For me, this series represents one of the true comedic peaks of the era.
Beyond Comedy: A Living Ecosystem
While comedy was the most visible and beloved genre, it did not exist in isolation. Bulgarian cinema of the golden age also produced historical epics, psychological dramas, literary adaptations, and children’s films of remarkable sensitivity.
What makes the period remarkable is not genre dominance, but balance. Comedy absorbed the anxieties of daily life, drama explored moral interiors, and historical films negotiated national identity—all within the same institutional framework.

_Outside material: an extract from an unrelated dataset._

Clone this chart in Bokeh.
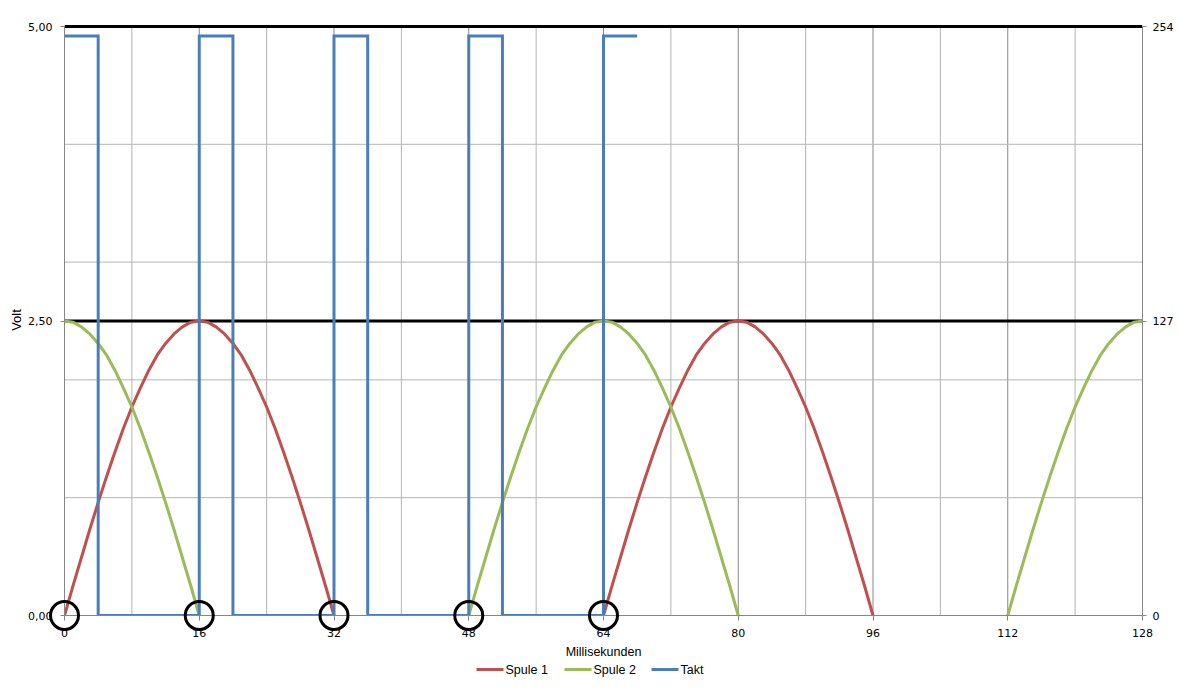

Bulgarian Cinema in the Eastern European Context
Compared to Czech cinema’s formal experimentation or Polish cinema’s tragic moral seriousness, Bulgarian cinema leaned toward the everyday. Its comedy was less rebellious in form, but no less subversive in effect.
Bulgarian filmmakers trusted familiarity. They believed in recognition rather than shock. And in doing so, they created a cinema that remains deeply internalized by its audience.
Why These Films Still Matter
These films are still watched. Still quoted. Still remembered. Not because they belong to a museum, but because they continue to describe human behavior with unsettling accuracy.
The laughter has aged well. The metaphors remain legible. The faces still feel familiar.
Conclusion: Laughter as Cultural Memory
The golden age of Bulgarian cinema survives not through international awards or academic canonization, but through repetition. Through memory. Through laughter passed from one generation to the next.
These comedies preserved dignity when ideology tried to erase individuality. They turned pressure into performance. And they remind us that sometimes, the most enduring truths are the ones delivered with a smile.